Twenty years ago, on May 17, 2004, hundreds of couples lined up outside of City Hall in Cambridge to make history. They would become many of the first LGBTQ+ couples legally married in the United States.
On Friday, several of those couples gathered at Arlington Street Church to celebrate the anniversary with members of the LGBTQ+ community and allies.
Belmont residents Eve Alpern and Brenda Morris were lined up on that evening in Cambridge 20 years ago to secure their place in history.
“We left City Hall at 2 o’clock in the morning, we opened the door — and there were thousands of people celebrating on the lawn,” Alpern said. “And that’s the moment that it hit us that it was really historic.”
The ceremonies were thanks to the Massachusetts Supreme Judicial Court case Goodridge v. Department of Public Health.
Brought on by seven plaintiff couples, represented by GLAD (now the GBLTQ+ Legal Advocates and Defenders), the November 2003 decision was the first by a state's highest court to find that same-sex couples had the right to marry in the United States. Dozens of states followed, and ultimately, a 2015 Supreme Court Case — Obergefell v. Hodges — made same-sex marriage available across the country.
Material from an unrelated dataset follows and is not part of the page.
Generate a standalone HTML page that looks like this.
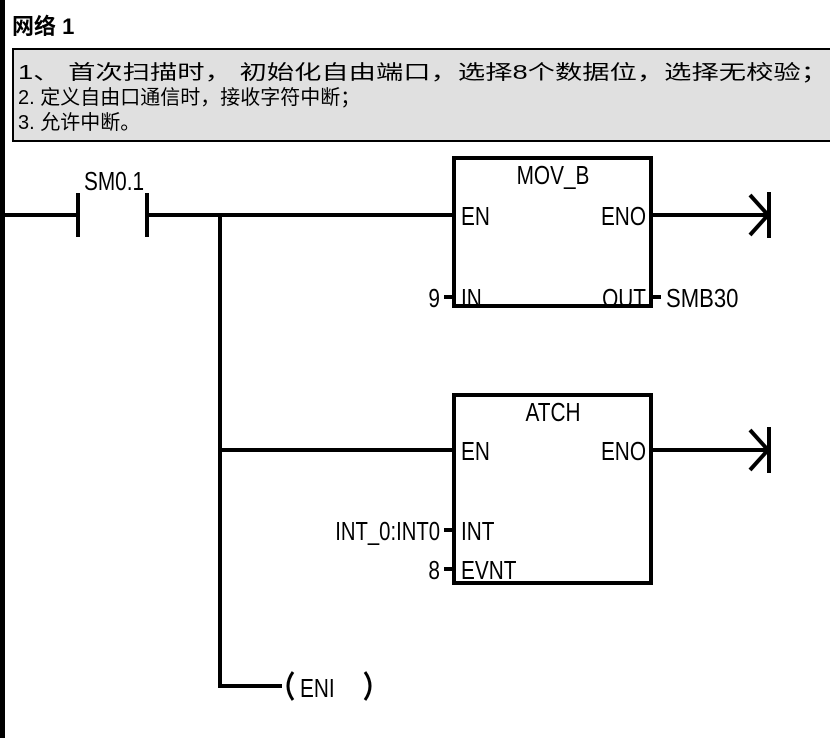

A new review released this week by the nonprofit think tank RAND found that, in states that legalized marriage for same-sex couples, “sexual orientation–motivated hate crimes and employment discrimination against LGBT individuals declined.”
Two of the plaintiffs in the Massachusetts case were Maureen Brodoff and Ellen Wade. The Newton residents are now celebrating their 20th marriage anniversary and a successful fight in the state’s Supreme Judicial Court.
It’s a fight that they say is far from over for LGBTQ+ people to get equal civil rights in the United States.
“There are a lot of issues that remain to be fought and struggled over,” Wade said. “One very prominent issue is for trans people to be who they are and live their lives as they choose to live them.”
Brodoff echoed her wife.
“We’ve been here before. We’ve certainly had to fight for our rights, and I think that you can’t be complacent,” she said. “We need to be optimistic, but we need to continue to work to help other people understand our positions and come along with us.”
GLAD is still a part of that charge. Ben Klein, GLAD’s senior director of litigation and HIV law, reflected on how much has changed in the decades since he came out as gay in 1979.
“We’re living in a real patchwork in our society. We have some places where LGBTQ people can thrive and live openly. We have so many parts of the country, including here in Massachusetts and New England, where it’s as difficult to be a young LGBTQ person as it was years ago, and we still face incredible resistance.”
More than one billion people across the world now have the right to same-sex marriage.